Book Review: Give Them Grace

Title: Give Them Grace

Author: Elyse Fitzpatrick and Jessica Thompson

Recommended For: Any parent, but particularly those with elementary school-aged children

Give-Them-GraceThis is easily my favorite parenting book. Elyse (and her daughter) give such a clear, biblical picture of what it means to be a parent. While they provides some helpful “tips and tools” their message truly focuses on the whole scope of parenting. The scope is described in this way,

“Yes, give them God’s law. Teach it to them and tell them that God commands obedience. But before you are done…explain again the beautiful story of Christ’s perfect keeping of it for them. Jesus Christ was the only one who ever deserved to hear, “You are good,” but he relinquished his right relationship with the law and his Father and suffered as a lawbreaker. This is the message we all need to hear, it is the only message that will transform our hearts.”

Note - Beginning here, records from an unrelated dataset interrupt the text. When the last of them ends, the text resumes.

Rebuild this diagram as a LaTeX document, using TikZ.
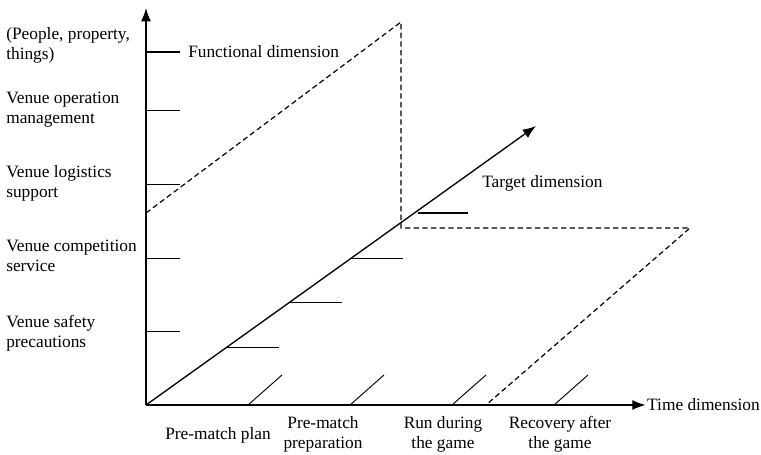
\documentclass[tikz,border=0pt]{standalone}
\usepackage{fontspec}
\setmainfont{Liberation Serif}
\usetikzlibrary{arrows.meta}

\begin{document}
\begin{tikzpicture}[x=0.75pt,y=-0.75pt,
  lbl/.style={font=\fontsize{13}{15}\selectfont,inner sep=0pt},
  axis/.style={black,-{Latex[length=10pt,width=7.5pt]},line width=1pt},
  tick/.style={black,line width=0.7pt},
  bigtick/.style={black,line width=1.3pt},
  plane/.style={black,line width=0.9pt,dash pattern=on 4pt off 2.5pt}]
 \useasboundingbox (0,0) rectangle (761,454);
 \coordinate (O) at (146,405);
 \coordinate (ytip) at (146,8);
 \coordinate (ztip) at (536,126);
 \node[lbl,anchor=east] (time) at (760,405) {Time dimension};
 \node[lbl,anchor=west] (target) at (482,183) {Target dimension};
 \node[lbl,anchor=west] (func) at (188,52) {Functional dimension};
 % left labels
 \node[lbl,anchor=west,align=left] (ppt) at (6,45) {(People, property,\\things)};
 \node[lbl,anchor=west,align=left] (vom) at (6,110) {Venue operation\\management};
 \node[lbl,anchor=west,align=left] (vls) at (6,183) {Venue logistics\\support};
 \node[lbl,anchor=west,align=left] (vcs) at (6,256) {Venue competition\\service};
 \node[lbl,anchor=west,align=left] (vsp) at (6,333) {Venue safety\\precautions};
 % bottom labels
 \node[lbl,align=center] (plan) at (218,435) {Pre-match plan};
 \node[lbl,align=center] (prep) at (323,434) {Pre-match\\preparation};
 \node[lbl,align=center] (run) at (443,434) {Run during\\the game};
 \node[lbl,align=center] (recov) at (560,434) {Recovery after\\the game};
 % dashed planes
 \coordinate (fa) at (146,213);
 \coordinate (fb) at (401,22);
 \coordinate (fc) at (401,228);
 \coordinate (fd) at (690,228);
 \coordinate (fe) at (486,405);
 \draw[plane] (fa) -- (fb) -- (fc) -- (fd) -- (fe);
 % axes
 \draw[axis] (O) -- ([xshift=-1pt]time.west);
 \draw[axis] (O) -- (ytip);
 \draw[axis] (O) -- (ztip);
 % ticks
 \draw[bigtick] (146,52) -- ++(34,0);
 \foreach \y in {110,184,258,331}
  \draw[tick] (146,\y) -- ++(34,0);
 \foreach \x/\y in {227/347,290/302,351/258}
  \draw[tick] (\x,\y) -- ++(52,0);
 \draw[bigtick] (418,213) -- ++(50,0);
 \foreach \x in {248,350,452,554}
  \draw[tick] (\x,405) -- ++(34,-30);
\end{tikzpicture}
\end{document}
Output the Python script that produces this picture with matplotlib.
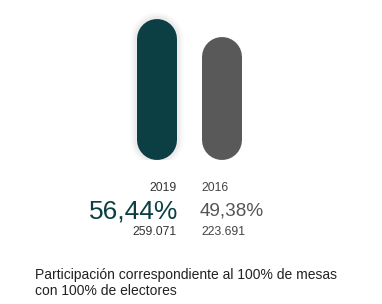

This is the purpose of parenting! It gave me a goal to shoot for and a path towards that goal. Just like the law crushed my own heart and made me realize my need for a savior (Rom 3:20), the law must be presented to Jack, Brenn and Meg so that they can feel it’s crushing effect as well (Gal 3:10-11, Rom 7:10 – even though Paul tried to obey the law he constantly failed). But when I instruct my children, I can’t merely focus on the rule-breaking.  I focus on the one who came to take the ultimate punishment for all those broken rules (I John 1:17). The law leads back to Christ (Rom 10:4). Christ is the answer to all the broken rules, all the “not being good’s,” all the “how could you DO that’s!” and all the parenting fails that accompany those moments.

The other thing that I love about this book is the clear call to parents to live in light of God’s grace themselves.  It must be clear to Jack and Brenn that I realize both my own inadequacy and God’s amazing, daily grace (Heb 4:16). If I expect them to acknowledge their sin, I must acknowledge my sin. If I expect them to praise God for his goodness and grace, then I must do the same. If I want them to know that in my own strength I cannot please God, then I must tell them that (John 15:5).  My children will know what I believe by the way that I act towards myself. And I can’t just do these things in my head.  I must do them out loud (Deut 6:7-9) so that they can see and hear me (and go running off to Grandma and describe all Mama’s sin in detail no doubt : ).

All in all, this book is often on my re-read list. It has given me so much help and guidance as I seek to raise my children for God’s glory. It is not a difficult read, although I’d recommend that you underline or highlight as you go for those future days when you find yourself flipping back through the book, looking for encouragement and help.

“The sovereignty of God promises the truth that the future of my children does not rest in my hands.  I can certainly affect the context of their lives, and thereby influence the way that they understand God and his word, but ultimately, it is God’s choice to regenerate them and God’s Spirit that will speak truth into their hearts (James 1:18).”